_Work instructions_:
Pull out each line of the data that includes the word "standalone".

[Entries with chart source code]
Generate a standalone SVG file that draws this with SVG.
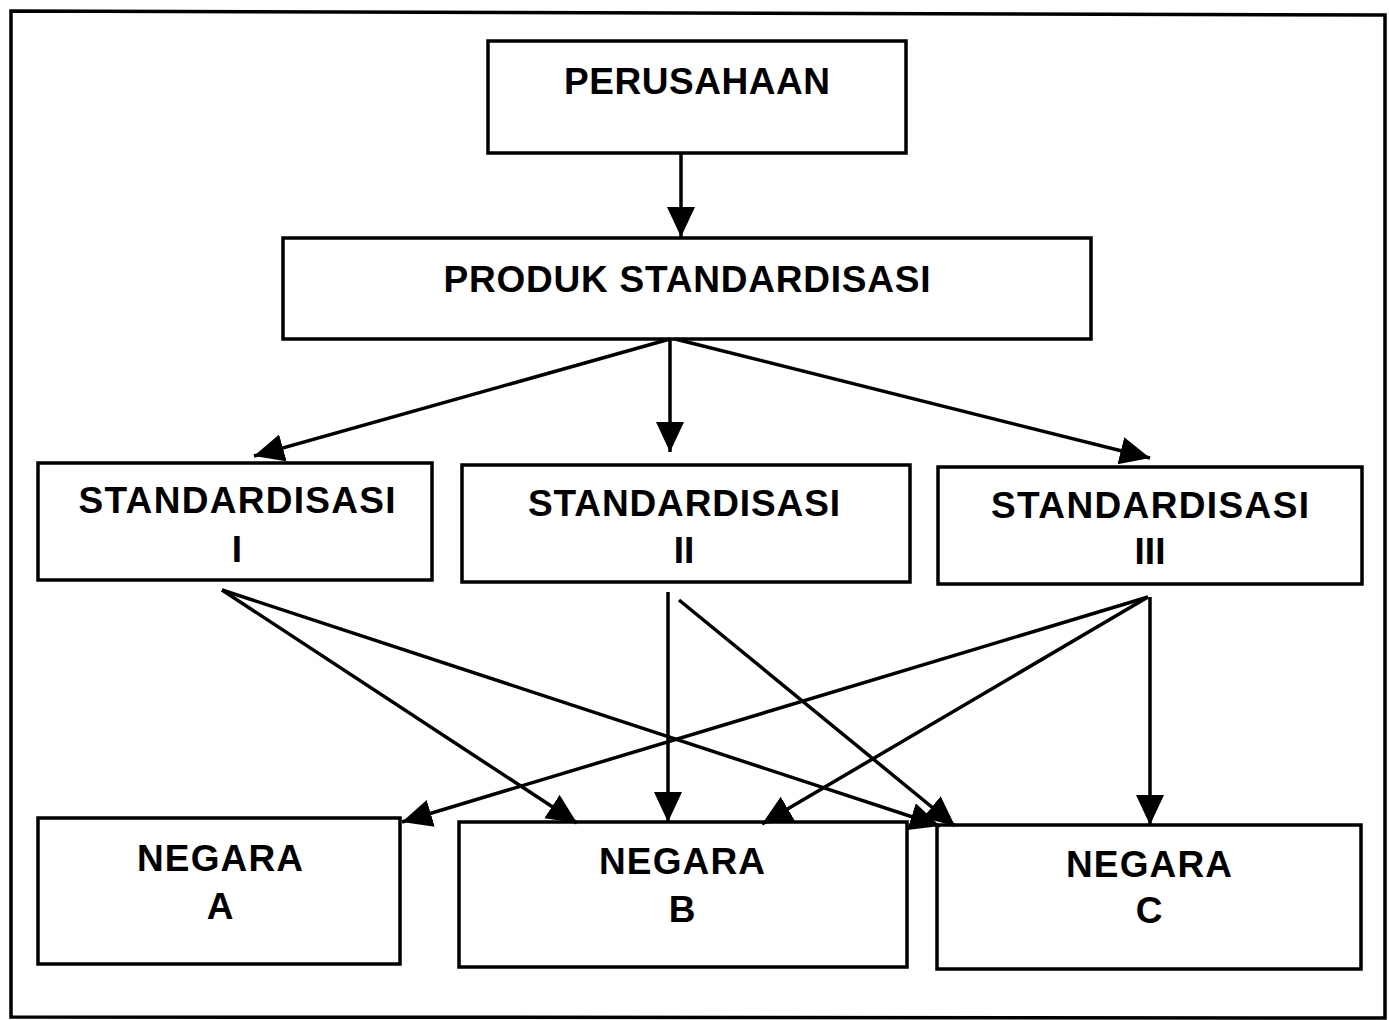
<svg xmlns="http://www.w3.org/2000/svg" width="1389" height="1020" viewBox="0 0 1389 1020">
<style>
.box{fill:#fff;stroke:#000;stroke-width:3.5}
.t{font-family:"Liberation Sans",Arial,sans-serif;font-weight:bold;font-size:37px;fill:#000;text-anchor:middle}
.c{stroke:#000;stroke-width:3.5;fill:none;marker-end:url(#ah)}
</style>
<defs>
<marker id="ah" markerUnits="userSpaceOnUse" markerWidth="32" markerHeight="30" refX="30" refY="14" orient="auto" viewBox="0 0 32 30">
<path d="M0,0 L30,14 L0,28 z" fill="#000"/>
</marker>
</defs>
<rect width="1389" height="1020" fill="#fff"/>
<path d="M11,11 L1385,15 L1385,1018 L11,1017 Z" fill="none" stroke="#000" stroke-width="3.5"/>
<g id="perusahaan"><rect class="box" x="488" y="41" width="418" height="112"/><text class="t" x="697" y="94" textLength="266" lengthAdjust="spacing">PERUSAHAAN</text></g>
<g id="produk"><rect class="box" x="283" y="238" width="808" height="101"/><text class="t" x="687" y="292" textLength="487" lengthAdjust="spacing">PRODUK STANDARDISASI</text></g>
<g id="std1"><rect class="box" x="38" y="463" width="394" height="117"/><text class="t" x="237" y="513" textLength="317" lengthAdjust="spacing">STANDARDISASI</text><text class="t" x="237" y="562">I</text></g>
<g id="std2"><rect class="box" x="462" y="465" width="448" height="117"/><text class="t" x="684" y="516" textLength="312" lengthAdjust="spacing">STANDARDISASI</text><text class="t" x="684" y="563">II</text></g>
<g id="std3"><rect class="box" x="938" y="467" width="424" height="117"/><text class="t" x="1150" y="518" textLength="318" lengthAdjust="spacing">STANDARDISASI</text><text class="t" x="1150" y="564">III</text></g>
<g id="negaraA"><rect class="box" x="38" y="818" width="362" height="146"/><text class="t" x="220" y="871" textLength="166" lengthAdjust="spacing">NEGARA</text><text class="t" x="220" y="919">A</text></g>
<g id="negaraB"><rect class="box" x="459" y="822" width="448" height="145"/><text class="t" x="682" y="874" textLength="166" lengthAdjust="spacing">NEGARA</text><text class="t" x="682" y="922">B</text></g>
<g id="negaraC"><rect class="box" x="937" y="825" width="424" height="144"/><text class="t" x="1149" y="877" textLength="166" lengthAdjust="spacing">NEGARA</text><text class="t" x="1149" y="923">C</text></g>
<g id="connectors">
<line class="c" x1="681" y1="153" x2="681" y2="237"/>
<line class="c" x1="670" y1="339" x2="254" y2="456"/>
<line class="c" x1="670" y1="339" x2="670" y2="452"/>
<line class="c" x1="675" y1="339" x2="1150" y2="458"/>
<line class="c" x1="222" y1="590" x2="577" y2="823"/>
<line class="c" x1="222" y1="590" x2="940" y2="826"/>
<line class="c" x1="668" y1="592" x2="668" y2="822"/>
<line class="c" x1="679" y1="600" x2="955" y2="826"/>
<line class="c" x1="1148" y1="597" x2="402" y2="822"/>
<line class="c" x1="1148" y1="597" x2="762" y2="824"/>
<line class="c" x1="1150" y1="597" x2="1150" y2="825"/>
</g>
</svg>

==

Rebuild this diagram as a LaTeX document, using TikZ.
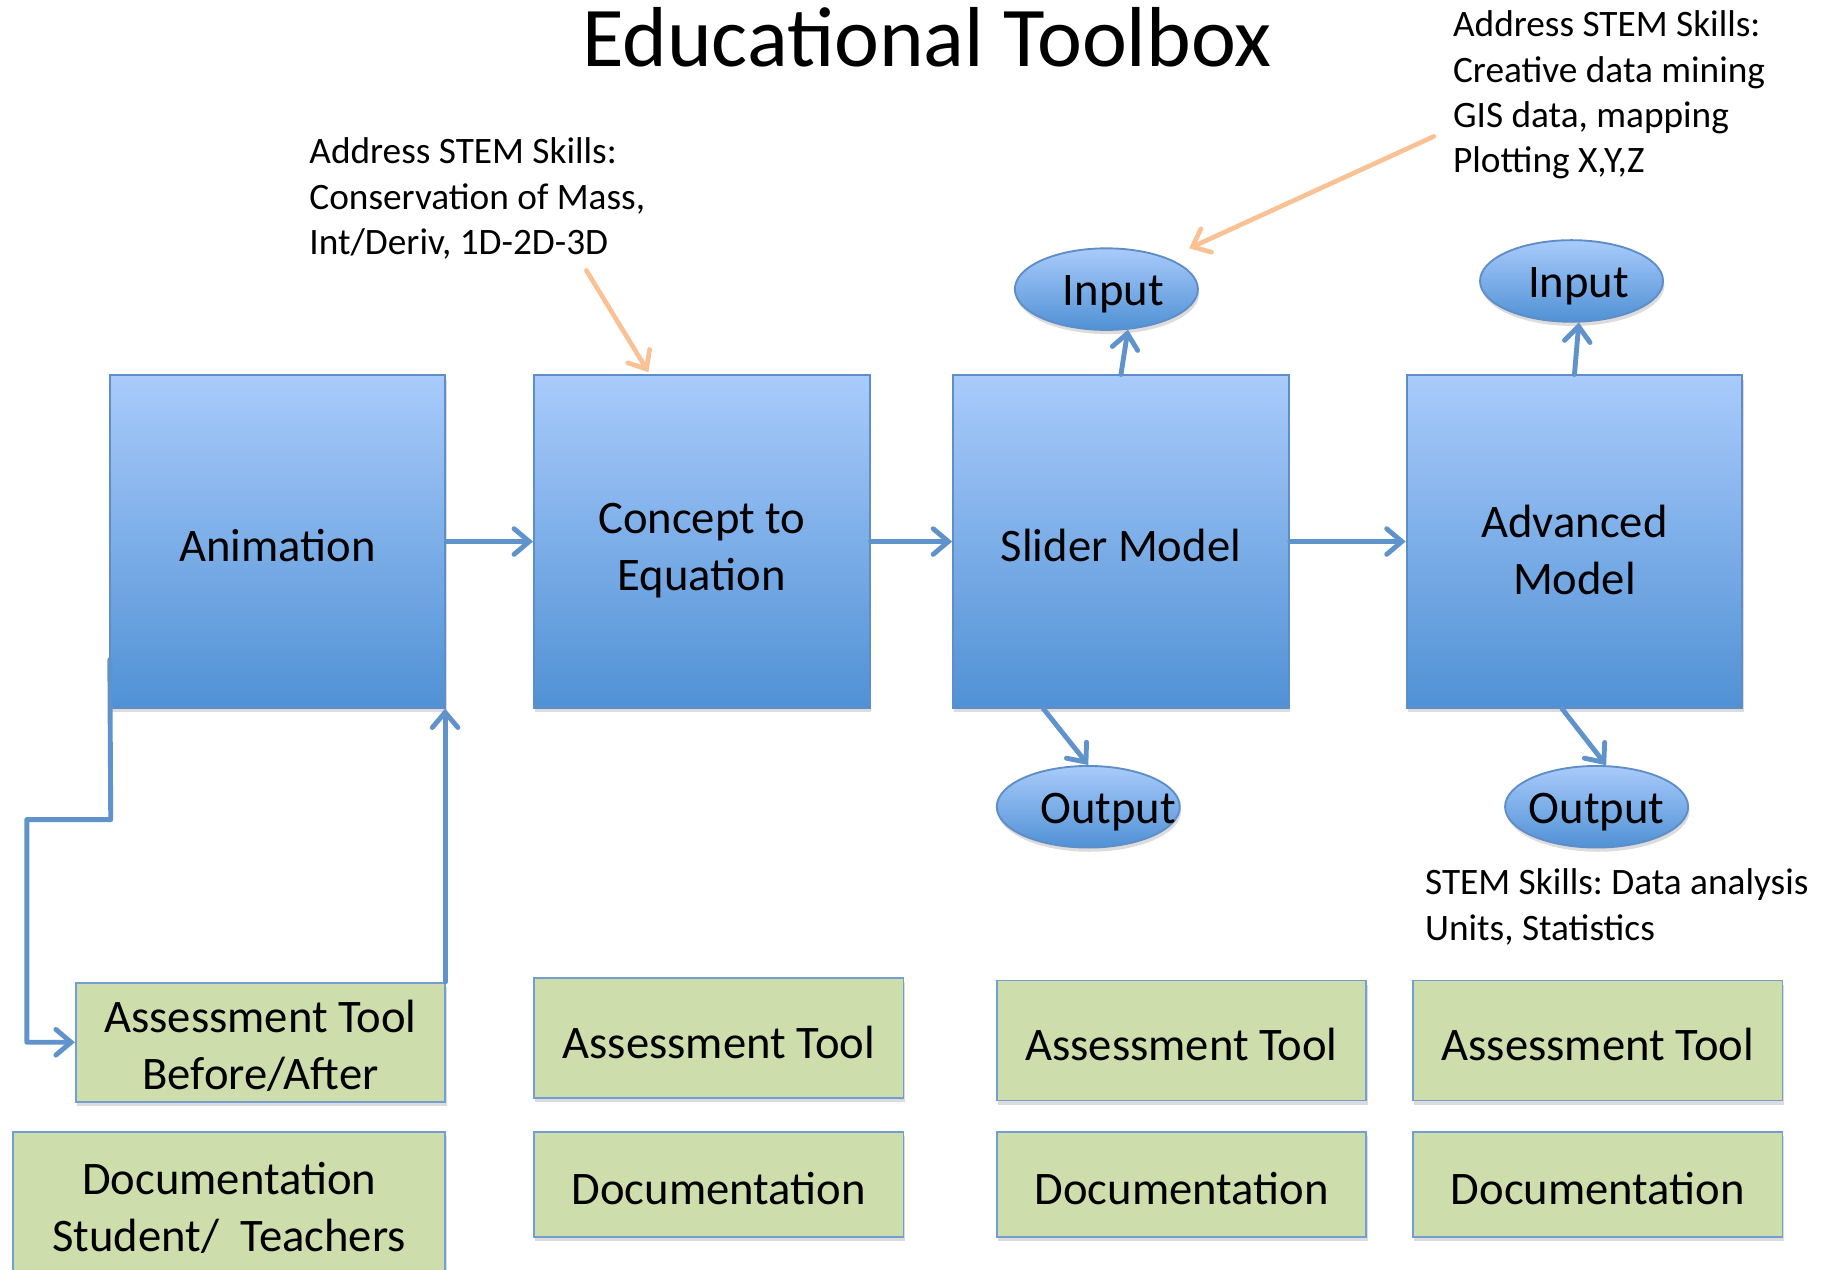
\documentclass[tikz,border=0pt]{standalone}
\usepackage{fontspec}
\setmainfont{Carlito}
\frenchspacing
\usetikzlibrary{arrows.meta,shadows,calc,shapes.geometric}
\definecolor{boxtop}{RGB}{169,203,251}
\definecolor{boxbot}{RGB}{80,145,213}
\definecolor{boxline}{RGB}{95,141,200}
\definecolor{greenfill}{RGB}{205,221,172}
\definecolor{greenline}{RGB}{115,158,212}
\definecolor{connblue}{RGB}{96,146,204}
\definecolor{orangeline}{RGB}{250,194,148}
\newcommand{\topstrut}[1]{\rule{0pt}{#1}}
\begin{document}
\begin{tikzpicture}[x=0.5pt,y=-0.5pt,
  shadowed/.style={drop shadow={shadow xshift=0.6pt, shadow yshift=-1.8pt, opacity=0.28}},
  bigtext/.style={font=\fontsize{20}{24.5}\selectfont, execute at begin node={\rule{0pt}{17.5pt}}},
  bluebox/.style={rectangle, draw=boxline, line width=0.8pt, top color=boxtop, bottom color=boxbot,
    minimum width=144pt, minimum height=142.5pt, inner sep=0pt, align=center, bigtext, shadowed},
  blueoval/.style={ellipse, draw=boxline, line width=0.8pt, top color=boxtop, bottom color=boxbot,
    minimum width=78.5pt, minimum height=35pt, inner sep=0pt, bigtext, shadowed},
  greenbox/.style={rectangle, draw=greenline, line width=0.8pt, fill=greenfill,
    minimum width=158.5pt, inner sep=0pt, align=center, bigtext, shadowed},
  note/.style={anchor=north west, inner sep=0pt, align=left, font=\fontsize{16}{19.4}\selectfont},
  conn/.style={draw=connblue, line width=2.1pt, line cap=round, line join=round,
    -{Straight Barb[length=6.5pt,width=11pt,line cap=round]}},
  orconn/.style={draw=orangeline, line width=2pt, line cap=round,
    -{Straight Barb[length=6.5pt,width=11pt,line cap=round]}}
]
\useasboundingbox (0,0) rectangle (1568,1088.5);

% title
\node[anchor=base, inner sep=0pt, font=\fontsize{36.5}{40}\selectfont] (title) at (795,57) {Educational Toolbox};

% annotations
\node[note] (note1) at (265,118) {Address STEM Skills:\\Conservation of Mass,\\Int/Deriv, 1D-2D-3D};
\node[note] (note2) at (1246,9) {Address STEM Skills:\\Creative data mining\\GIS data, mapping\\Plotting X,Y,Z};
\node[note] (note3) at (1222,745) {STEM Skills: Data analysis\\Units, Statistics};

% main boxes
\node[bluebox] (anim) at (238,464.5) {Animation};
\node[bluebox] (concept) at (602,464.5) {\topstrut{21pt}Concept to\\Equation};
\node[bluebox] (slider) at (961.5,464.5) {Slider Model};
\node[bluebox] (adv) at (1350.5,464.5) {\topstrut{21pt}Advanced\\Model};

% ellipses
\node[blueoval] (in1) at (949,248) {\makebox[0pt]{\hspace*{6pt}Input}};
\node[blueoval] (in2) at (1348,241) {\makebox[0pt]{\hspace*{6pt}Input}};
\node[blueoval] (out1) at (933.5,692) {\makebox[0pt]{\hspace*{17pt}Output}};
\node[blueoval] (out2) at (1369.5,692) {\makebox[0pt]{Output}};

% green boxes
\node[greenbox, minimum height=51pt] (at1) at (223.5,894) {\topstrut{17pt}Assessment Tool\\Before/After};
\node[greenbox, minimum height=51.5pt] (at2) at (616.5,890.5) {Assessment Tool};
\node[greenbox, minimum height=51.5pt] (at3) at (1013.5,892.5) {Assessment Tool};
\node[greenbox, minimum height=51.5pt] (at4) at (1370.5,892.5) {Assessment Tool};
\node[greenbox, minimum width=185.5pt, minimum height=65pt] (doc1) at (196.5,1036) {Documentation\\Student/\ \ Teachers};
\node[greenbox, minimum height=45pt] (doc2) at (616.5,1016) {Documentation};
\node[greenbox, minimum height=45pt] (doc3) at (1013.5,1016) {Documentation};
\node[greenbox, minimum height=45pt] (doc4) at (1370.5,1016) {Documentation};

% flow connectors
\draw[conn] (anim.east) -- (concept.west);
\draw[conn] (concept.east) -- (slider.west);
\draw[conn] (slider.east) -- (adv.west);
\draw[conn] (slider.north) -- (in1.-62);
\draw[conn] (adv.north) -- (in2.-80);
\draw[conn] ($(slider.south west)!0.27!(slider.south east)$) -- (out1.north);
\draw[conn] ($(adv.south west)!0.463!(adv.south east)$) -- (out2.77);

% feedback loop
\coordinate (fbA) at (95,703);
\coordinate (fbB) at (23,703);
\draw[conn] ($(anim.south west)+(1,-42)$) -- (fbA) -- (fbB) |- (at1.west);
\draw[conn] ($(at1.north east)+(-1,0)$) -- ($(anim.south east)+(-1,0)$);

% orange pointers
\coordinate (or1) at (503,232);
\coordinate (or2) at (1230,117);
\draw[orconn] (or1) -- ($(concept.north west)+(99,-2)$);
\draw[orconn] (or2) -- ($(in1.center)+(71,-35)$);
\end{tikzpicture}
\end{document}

_Task solution_:
Generate a standalone SVG file that draws this with SVG.
\documentclass[tikz,border=0pt]{standalone}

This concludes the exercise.